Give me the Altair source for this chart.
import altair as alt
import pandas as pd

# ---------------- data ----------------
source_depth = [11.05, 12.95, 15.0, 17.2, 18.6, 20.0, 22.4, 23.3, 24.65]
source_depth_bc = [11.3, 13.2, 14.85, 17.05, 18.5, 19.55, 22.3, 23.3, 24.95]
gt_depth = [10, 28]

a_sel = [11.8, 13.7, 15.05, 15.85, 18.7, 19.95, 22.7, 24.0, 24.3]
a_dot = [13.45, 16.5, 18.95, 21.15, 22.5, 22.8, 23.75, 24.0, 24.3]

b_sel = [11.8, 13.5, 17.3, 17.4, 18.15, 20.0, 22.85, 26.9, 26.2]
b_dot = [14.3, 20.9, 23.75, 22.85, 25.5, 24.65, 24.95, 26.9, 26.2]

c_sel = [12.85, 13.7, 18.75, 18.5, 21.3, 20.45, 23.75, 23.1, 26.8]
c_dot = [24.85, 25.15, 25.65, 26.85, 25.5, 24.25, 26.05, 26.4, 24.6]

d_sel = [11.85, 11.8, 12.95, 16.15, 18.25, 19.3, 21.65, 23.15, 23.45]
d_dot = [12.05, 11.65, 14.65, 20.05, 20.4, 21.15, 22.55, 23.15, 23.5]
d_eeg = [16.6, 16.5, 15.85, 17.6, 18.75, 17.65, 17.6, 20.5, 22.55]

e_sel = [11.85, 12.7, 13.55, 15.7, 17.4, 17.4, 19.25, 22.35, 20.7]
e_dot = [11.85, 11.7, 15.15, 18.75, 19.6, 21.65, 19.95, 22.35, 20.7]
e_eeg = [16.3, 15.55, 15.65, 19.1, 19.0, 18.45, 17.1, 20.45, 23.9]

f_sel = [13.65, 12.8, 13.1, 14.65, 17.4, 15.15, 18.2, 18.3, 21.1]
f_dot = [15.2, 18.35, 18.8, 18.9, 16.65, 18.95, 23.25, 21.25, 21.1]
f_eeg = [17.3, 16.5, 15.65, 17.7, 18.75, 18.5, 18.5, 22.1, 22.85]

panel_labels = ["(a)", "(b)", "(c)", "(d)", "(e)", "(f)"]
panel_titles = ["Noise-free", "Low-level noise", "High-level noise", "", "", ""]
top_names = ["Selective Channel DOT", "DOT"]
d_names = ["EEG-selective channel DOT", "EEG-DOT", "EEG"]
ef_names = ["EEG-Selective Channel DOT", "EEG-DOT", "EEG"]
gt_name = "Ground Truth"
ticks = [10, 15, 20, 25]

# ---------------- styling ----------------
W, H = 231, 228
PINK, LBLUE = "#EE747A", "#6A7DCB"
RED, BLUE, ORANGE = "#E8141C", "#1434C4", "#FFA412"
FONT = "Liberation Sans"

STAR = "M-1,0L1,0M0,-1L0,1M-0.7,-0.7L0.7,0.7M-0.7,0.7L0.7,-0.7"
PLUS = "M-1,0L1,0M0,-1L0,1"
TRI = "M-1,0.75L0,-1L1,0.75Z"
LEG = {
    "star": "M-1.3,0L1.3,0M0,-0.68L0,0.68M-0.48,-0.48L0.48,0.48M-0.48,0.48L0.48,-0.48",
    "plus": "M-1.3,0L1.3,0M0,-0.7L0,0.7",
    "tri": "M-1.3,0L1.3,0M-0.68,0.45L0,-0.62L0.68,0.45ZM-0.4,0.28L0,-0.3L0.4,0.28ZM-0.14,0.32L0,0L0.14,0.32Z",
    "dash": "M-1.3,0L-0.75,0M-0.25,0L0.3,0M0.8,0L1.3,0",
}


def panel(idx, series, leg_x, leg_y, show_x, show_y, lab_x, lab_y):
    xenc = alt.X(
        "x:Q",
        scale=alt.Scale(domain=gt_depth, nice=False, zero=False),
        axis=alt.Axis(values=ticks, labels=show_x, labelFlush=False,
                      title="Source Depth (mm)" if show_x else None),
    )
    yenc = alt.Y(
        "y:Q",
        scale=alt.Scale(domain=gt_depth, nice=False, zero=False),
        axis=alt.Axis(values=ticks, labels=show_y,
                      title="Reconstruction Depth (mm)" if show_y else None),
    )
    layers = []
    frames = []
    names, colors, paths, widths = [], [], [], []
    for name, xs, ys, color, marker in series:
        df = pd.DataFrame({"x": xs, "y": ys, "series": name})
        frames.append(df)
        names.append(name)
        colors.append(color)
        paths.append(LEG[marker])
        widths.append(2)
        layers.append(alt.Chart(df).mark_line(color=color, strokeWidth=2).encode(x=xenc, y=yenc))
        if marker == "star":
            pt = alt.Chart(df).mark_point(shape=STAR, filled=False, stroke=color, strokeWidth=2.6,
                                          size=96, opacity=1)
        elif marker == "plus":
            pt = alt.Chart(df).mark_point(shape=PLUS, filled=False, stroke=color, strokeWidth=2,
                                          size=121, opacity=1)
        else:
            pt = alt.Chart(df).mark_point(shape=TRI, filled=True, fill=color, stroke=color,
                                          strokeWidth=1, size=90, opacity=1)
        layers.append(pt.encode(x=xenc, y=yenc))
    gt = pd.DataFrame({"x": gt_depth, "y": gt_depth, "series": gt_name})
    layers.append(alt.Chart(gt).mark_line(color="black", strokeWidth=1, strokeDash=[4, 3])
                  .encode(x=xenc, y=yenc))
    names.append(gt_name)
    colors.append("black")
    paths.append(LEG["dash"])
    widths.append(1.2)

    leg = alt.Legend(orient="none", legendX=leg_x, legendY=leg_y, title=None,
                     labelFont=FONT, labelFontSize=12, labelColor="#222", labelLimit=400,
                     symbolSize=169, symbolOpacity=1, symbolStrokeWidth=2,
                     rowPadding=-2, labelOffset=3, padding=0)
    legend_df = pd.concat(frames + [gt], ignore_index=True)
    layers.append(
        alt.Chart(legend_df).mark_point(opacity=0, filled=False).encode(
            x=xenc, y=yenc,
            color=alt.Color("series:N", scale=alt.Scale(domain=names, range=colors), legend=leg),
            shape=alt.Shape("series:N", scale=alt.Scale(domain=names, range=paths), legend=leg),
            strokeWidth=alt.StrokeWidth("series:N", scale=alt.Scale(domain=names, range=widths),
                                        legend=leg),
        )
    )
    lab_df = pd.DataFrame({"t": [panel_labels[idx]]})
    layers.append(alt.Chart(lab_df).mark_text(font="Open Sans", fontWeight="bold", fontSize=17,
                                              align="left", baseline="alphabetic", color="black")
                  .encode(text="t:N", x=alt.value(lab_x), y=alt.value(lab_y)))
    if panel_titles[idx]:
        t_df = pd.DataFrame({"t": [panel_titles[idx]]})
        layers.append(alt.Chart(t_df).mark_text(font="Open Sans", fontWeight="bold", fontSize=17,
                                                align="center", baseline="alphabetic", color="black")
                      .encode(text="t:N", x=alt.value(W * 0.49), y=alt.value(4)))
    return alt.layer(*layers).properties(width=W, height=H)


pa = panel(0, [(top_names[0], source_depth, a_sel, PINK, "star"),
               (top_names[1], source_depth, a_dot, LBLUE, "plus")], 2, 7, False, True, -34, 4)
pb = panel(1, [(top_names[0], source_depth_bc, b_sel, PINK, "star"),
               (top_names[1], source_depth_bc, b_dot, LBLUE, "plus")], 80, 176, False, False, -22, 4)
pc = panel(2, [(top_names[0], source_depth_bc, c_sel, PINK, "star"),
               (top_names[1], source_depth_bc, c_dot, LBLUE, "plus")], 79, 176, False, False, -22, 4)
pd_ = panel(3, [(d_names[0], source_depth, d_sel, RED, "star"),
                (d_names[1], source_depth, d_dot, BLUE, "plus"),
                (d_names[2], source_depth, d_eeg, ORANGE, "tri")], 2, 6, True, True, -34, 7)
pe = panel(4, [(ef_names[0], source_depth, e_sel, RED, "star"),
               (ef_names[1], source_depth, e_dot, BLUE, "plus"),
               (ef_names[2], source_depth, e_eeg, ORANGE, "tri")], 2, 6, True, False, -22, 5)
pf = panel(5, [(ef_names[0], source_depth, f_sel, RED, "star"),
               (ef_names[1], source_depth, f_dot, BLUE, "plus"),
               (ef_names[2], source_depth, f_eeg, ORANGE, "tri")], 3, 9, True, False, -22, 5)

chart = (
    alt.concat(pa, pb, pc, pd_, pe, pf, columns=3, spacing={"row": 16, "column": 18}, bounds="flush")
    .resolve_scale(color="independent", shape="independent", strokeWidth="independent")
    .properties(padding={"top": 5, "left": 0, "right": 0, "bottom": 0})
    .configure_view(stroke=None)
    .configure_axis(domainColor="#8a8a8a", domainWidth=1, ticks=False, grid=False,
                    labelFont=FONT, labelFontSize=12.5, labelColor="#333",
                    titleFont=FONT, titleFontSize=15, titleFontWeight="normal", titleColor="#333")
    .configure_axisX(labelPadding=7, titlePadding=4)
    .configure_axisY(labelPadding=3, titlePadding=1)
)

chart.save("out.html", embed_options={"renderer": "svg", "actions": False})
○ ○ ○ ○ ○
• _STATED EXERCISE_
Everything from the first line above through the line that contains "26.05, 26.4, 24.6]" should be duplicated exactly, please, and nothing beyond it.

• _FULL SOLUTION_
Give me the Altair source for this chart.
import altair as alt
import pandas as pd

# ---------------- data ----------------
source_depth = [11.05, 12.95, 15.0, 17.2, 18.6, 20.0, 22.4, 23.3, 24.65]
source_depth_bc = [11.3, 13.2, 14.85, 17.05, 18.5, 19.55, 22.3, 23.3, 24.95]
gt_depth = [10, 28]

a_sel = [11.8, 13.7, 15.05, 15.85, 18.7, 19.95, 22.7, 24.0, 24.3]
a_dot = [13.45, 16.5, 18.95, 21.15, 22.5, 22.8, 23.75, 24.0, 24.3]

b_sel = [11.8, 13.5, 17.3, 17.4, 18.15, 20.0, 22.85, 26.9, 26.2]
b_dot = [14.3, 20.9, 23.75, 22.85, 25.5, 24.65, 24.95, 26.9, 26.2]

c_sel = [12.85, 13.7, 18.75, 18.5, 21.3, 20.45, 23.75, 23.1, 26.8]
c_dot = [24.85, 25.15, 25.65, 26.85, 25.5, 24.25, 26.05, 26.4, 24.6]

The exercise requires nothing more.